Many solicitors are managing the claims going through the Official Injury Claim (OIC) portal with the support of enhanced legal expense insurance policies, a leading accident management firm has reported.
There are other solicitors, however, “who have chosen to cherry-pick the more significant injuries”, whilst directing claimants with lower-value claims to the OIC, according to Steve Molloy, director of commercial sales at AX.
Writing on the AX website, he echoed what some insurers have already reported about the vast majority of claimants being represented by solicitors in the OIC – the Motor Insurers’ Bureau’s (MIB), which is running the portal, may release the first official figures soon now that the first three months of operation have passed.
In advice to brokers, Mr Molloy said legal expenses insurance was providing “real value” to customers.
“Ensure that your legal expenses insurance policy provides small claims cover, but more importantly that the solicitors instructed are comfortable with the level of indemnity offered.”
Mr Molloy noted there have been several issues and delays in solicitors and insurers integrating their systems with the portal or attempting to communicate outside of the portal – an emerging issue raised recently by the Motor Accident Solicitors Society – “so there is a fear that a bottleneck of claims is building, which could cause issues with settlement periods moving forward”.
Other trends included an increase in non-whiplash injuries, including more complex psychological symptoms as well as tinnitus.
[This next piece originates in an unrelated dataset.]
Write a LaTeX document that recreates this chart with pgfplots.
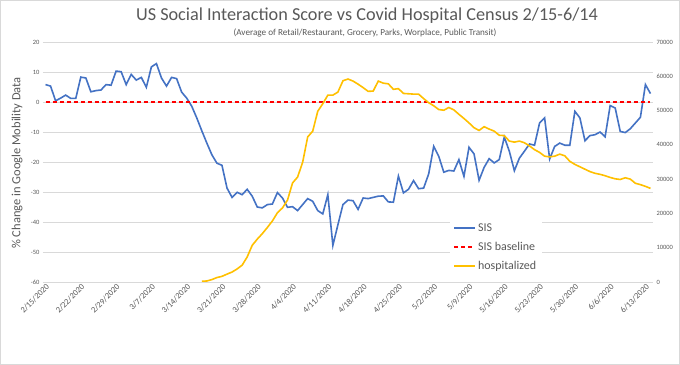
\documentclass[border=0pt]{standalone}
\usepackage{pgfplots}
\pgfplotsset{compat=1.18}
\usepackage{pgfplotstable}
\usepackage{fontspec}
\setmainfont{Carlito}
\definecolor{sisblue}{HTML}{4472C4}
\definecolor{hospyellow}{HTML}{FFC000}
\definecolor{txtgray}{HTML}{595959}
\definecolor{gridgray}{HTML}{D9D9D9}
\definecolor{basered}{HTML}{FF0000}

\pgfplotstableread{
i sis
0 5.8
1 5.3
2 0.4
3 1.3
4 2.3
5 1.2
6 1.2
7 8.3
8 8.0
9 3.4
10 3.8
11 4.0
12 5.8
13 5.6
14 10.3
15 10.1
16 5.8
17 9.2
18 7.3
19 8.2
20 4.9
21 11.7
22 12.8
23 8.0
24 5.3
25 8.2
26 7.8
27 3.3
28 1.3
29 -1.4
30 -5.3
31 -9.6
32 -13.7
33 -17.6
34 -20.4
35 -21.1
36 -28.7
37 -31.8
38 -30.1
39 -30.9
40 -29.1
41 -31.4
42 -35.0
43 -35.3
44 -34.2
45 -34.0
46 -30.2
47 -32.0
48 -35.1
49 -34.9
50 -36.2
51 -34.2
52 -32.2
53 -33.1
54 -36.2
55 -37.3
56 -30.9
57 -47.8
58 -40.9
59 -34.2
60 -32.7
61 -32.9
62 -35.8
63 -32.0
64 -32.2
65 -31.8
66 -31.4
67 -31.3
68 -33.3
69 -33.4
70 -24.7
71 -30.3
72 -29.1
73 -26.2
74 -28.9
75 -28.7
76 -24.0
77 -14.8
78 -18.1
79 -23.4
80 -22.8
81 -23.0
82 -19.2
83 -24.8
84 -15.1
85 -17.3
86 -26.1
87 -21.8
88 -18.9
89 -20.3
90 -19.2
91 -11.7
92 -16.4
93 -22.9
94 -18.7
95 -16.4
96 -14.0
97 -14.4
98 -7.0
99 -5.3
100 -19.0
101 -14.8
102 -13.7
103 -14.4
104 -14.4
105 -3.1
106 -5.3
107 -12.9
108 -11.2
109 -10.9
110 -10.0
111 -11.6
112 -1.2
113 -2.0
114 -9.8
115 -10.2
116 -8.9
117 -7.0
118 -5.1
119 5.8
120 2.8
}\sisdata

\pgfplotstableread{
i hosp
31 200
32 300
33 700
34 1300
35 1650
36 2300
37 2900
38 3800
39 4900
40 7300
41 10700
42 12500
43 14100
44 15900
45 17800
46 20200
47 21600
48 23900
49 28900
50 30600
51 34900
52 42300
53 44000
54 49800
55 52000
56 54500
57 54500
58 55400
59 58700
60 59200
61 58600
62 57700
63 56700
64 55600
65 55700
66 58600
67 58000
68 57800
69 56200
70 56400
71 55000
72 54900
73 54800
74 54800
75 53500
76 52300
77 51400
78 50300
79 50100
80 50900
81 50200
82 48900
83 47700
84 46400
85 45000
86 44200
87 45300
88 44600
89 44000
90 42800
91 42700
92 41100
93 40800
94 41100
95 40600
96 39700
97 38600
98 37800
99 36700
100 36500
101 36700
102 37300
103 36800
104 35200
105 34300
106 33600
107 32900
108 32200
109 31700
110 31400
111 31000
112 30500
113 30100
114 29900
115 30400
116 30000
117 28800
118 28400
119 27900
120 27300
}\hospdata

\pgfplotsset{
  commonax/.style={
    at={(43bp,83bp)}, anchor=south west,
    scale only axis, width=610bp, height=240bp,
    xmin=-0.5, xmax=120.5,
    axis line style={draw=none},
    major tick length=0pt,
    /pgf/number format/assume math mode=true,
    y tick label style={font=\fontsize{6.5}{7}\selectfont, text=txtgray},
  }
}

\begin{document}
\begin{tikzpicture}
\useasboundingbox (0,0) rectangle (680bp,365bp);
\fill[white] (0,0) rectangle (680bp,365bp);
\draw[gridgray] (0.5bp,0.5bp) rectangle (679.5bp,364.5bp);

\begin{axis}[
  commonax,
  ymin=-60, ymax=20,
  ytick={-60,-50,...,20},
  xtick={0,7,...,119},
  xticklabels={2/15/2020,2/22/2020,2/29/2020,3/7/2020,3/14/2020,3/21/2020,3/28/2020,4/4/2020,4/11/2020,4/18/2020,4/25/2020,5/2/2020,5/9/2020,5/16/2020,5/23/2020,5/30/2020,6/6/2020,6/13/2020},
  x tick label style={rotate=45, anchor=north east, font=\fontsize{8.5}{9}\selectfont, text=txtgray, inner sep=1bp},
  ymajorgrids,
  major grid style={gridgray, line width=0.75bp},
]
\addplot[sisblue, line width=1.6bp] table[x=i, y=sis] {\sisdata};
\addplot[basered, line width=1.2bp, dash pattern=on 4bp off 3bp] coordinates {(0,0) (120,0)};
\end{axis}

\begin{axis}[
  commonax,
  ymin=0, ymax=70000,
  axis y line*=right,
  hide x axis,
  ytick={0,10000,...,70000},
  scaled y ticks=false,
  yticklabel style={/pgf/number format/.cd, fixed, 1000 sep={}},
  legend style={at={(0.667,0.26)}, anchor=north west,
    draw=white, fill=white,
    font=\fontsize{12}{14}\selectfont, row sep=5bp,
    nodes={text=txtgray}},
  legend cell align=left,
  legend image code/.code={\draw[#1] (0bp,0bp) -- (21bp,0bp);},
]
\addlegendimage{draw=sisblue, line width=2bp}
\addlegendentry{SIS}
\addlegendimage{draw=basered, line width=2bp, dash pattern=on 4bp off 3bp}
\addlegendentry{SIS baseline}
\addlegendimage{draw=hospyellow, line width=2bp}
\addlegendentry{hospitalized}
\addplot[draw=hospyellow, line width=1.6bp, forget plot] table[x=i, y=hosp] {\hospdata};
\end{axis}

\node[text=txtgray, font=\fontsize{18.3}{21}\selectfont] at (367bp,349bp) {US Social Interaction Score vs Covid Hospital Census 2/15-6/14};
\node[text=txtgray, font=\fontsize{9.2}{11}\selectfont] at (365bp,332bp) {(Average of Retail/Restaurant, Grocery, Parks, Worplace, Public Transit)};
\node[text=txtgray, font=\fontsize{12.5}{15}\selectfont, rotate=90] at (17bp,202bp) {\% Change in Google Mobility Data};
\end{tikzpicture}
\end{document}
“This in turn is causing further delays in valuing non-whiplash type symptoms that fall outside the new tariff, where there is now a fear that this new process will drive more cases to litigation and therefore completely defeat the objective of the portal in the first place.”
Mr Molloy said search engines have also experienced a drop in accident and whiplash advertising campaigns; at the same time, “early signs show that fraud levels are reducing”.
In other news, a survey of 922 people commissioned by insurance trade publication Post found that – perhaps unsurprisingly – 94% of those who had not made a claim since the OIC’s debut on 31 May had heard of it; of these, 74% also said they would not know how to claim if they were involved in a car accident.
Of the 27 people who attempted to use the portal to make a claim, nine reported difficulties completing the process and four could not do it without help.
Finally, the Ministry of Justice has announced that the charities Law for Life and Support Through Court will represent consumers and litigants in person on the new OIC advisory board which we reported on last month.